At stock ride height, the documented aftermarket setup on the 992.1 GT3 RS replicates OEM dimensions (10Jx20 ET45 / 13Jx21 ET31) in different construction materials. The platform’s OEM offsets are already at the practical maximum — ET31 rear is the lowest offset in the entire 992.1 lineup — so the aftermarket fitment universe on this platform is dominated by OEM-spec replacement rather than aggressive offset configurations.
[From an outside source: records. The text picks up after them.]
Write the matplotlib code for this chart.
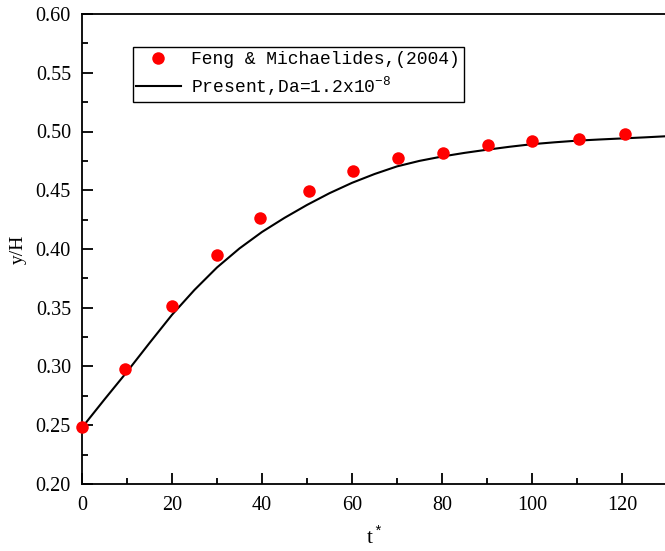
import matplotlib
matplotlib.use("Agg")
import matplotlib.pyplot as plt
from matplotlib.ticker import MultipleLocator, FormatStrFormatter

# Reference data (Feng & Michaelides, 2004)
ref_t = [0, 9.6, 19.9, 30.0, 39.6, 50.4, 60.2, 70.2, 80.2, 90.2, 100.1, 110.5, 120.7]
ref_y = [0.2483, 0.2977, 0.3511, 0.3949, 0.4265, 0.4491, 0.4668, 0.4773, 0.4821,
         0.4887, 0.4921, 0.4935, 0.4977]

# Present simulation
sim_t = [0, 5, 10, 15, 20, 25, 30, 35, 40, 45, 50, 55, 60, 65, 70, 75, 80, 85, 90,
         95, 100, 105, 110, 115, 120, 125, 130]
sim_y = [0.248, 0.272, 0.2955, 0.320, 0.344, 0.3652, 0.3843, 0.4005, 0.4145, 0.4265,
         0.4375, 0.4475, 0.4563, 0.4638, 0.4703, 0.4750, 0.4787, 0.4818, 0.4845,
         0.4870, 0.4892, 0.4908, 0.4922, 0.4932, 0.4941, 0.4950, 0.4960]

ref_label = "Feng & Michaelides,(2004)"
sim_label = "Present,Da=1.2x10$^{-8}$"

plt.rcParams['mathtext.fontset'] = 'custom'
plt.rcParams['mathtext.rm'] = 'Liberation Mono'
plt.rcParams['mathtext.it'] = 'Liberation Mono'

fig = plt.figure(figsize=(6.65, 5.51), dpi=100)
ax = fig.add_axes([82/665, 67/551, 585/665, 470/551])

ax.plot(sim_t, sim_y, color='black', lw=1.5, label=sim_label, zorder=2)
ax.plot(ref_t, ref_y, 'o', color='#ff0000', ms=9, mec='none', label=ref_label,
        zorder=3, clip_on=False)

ax.set_xlim(0, 130)
ax.set_ylim(0.20, 0.60)
ax.xaxis.set_major_locator(MultipleLocator(20))
ax.xaxis.set_minor_locator(MultipleLocator(10))
ax.yaxis.set_major_locator(MultipleLocator(0.05))
ax.yaxis.set_minor_locator(MultipleLocator(0.025))
ax.yaxis.set_major_formatter(FormatStrFormatter('%.2f'))

for s in ax.spines.values():
    s.set_linewidth(1.3)
ax.spines['right'].set_visible(False)

ax.tick_params(which='both', direction='in', top=False, right=False, width=1.3)
ax.tick_params(which='major', length=8, labelsize=14.5, pad=8)
ax.tick_params(axis='x', which='major', pad=9)
ax.tick_params(which='minor', length=4.5)
for lab in ax.get_xticklabels() + ax.get_yticklabels():
    lab.set_fontfamily('Liberation Serif')

ax.set_xlabel('t$^*$', fontsize=15, family='Liberation Serif', labelpad=8)
ax.set_ylabel('y/H', fontsize=14, family='Liberation Serif', labelpad=6)

handles, labels = ax.get_legend_handles_labels()
leg = ax.legend(handles[::-1], labels[::-1], loc='upper left',
                bbox_to_anchor=(0.0867, 0.929), borderaxespad=0,
                prop={'family': 'Liberation Mono', 'size': 13},
                frameon=True, fancybox=False, edgecolor='black', framealpha=1,
                handlelength=2.45, handletextpad=0.6, borderpad=0.2,
                labelspacing=0.35, numpoints=1)
leg.get_frame().set_linewidth(1.0)

fig.savefig('out.png', dpi=100)
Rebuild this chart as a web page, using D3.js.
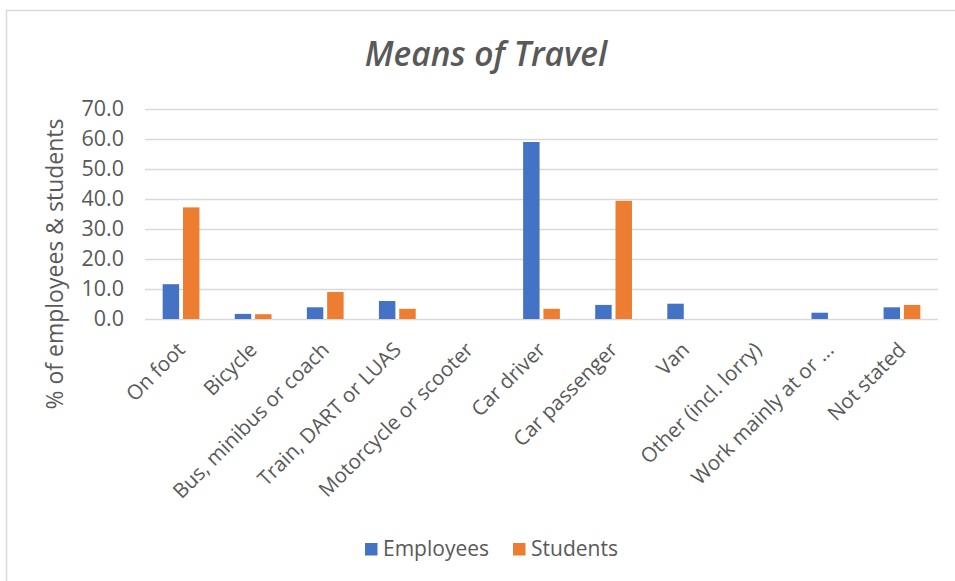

Owners typically pursue forged aluminum aftermarket wheels for lighter alternatives to OEM aluminum at a more accessible price than OEM magnesium, or forged magnesium aftermarket wheels for the lightest possible wheel set or a track-day backup for the OEM Weissach magnesium. Both constructions remount factory Cup 2 tires directly and clear both 408mm steel and 410mm PCCB front brakes at 20″ diameter. There is no spacer-based path on this platform — all wheel dimensional changes must be specified at the wheel itself. Going to 19″ front diameter requires replacing the factory front brake calipers with an aftermarket kit since neither the steel nor PCCB systems clear a 19″ wheel.
Every FMB order goes through a sanity check and an engineering verification before any aluminum is forged. First, our team cross-references the configuration you’re ordering against your brake package (408mm steel or 410mm PCCB ceramic) and Weissach Package status (standard aluminum vs magnesium wheels) and flags anything that falls outside what’s commonly documented on similar 992.1 GT3 RS builds. We confirm centerlock hub compatibility and rear-axle steering clearance on every build. Second, our manufacturing partner verifies the wheel itself — backspace, brake caliper clearance for your specific brake package, centerlock hub fitment, and structural spec — before production begins. You then approve the final design render and confirmed specs before any work starts. Ride height, tire choice, and alignment are things your installer handles on the car; the fitment guides on this site are researched starting points for making those decisions with your installer. The 600 Nm centerlock nut torque procedure is yours and your installer’s responsibility on every wheel install — the proper centerlock torque tool is a non-negotiable part of CL ownership.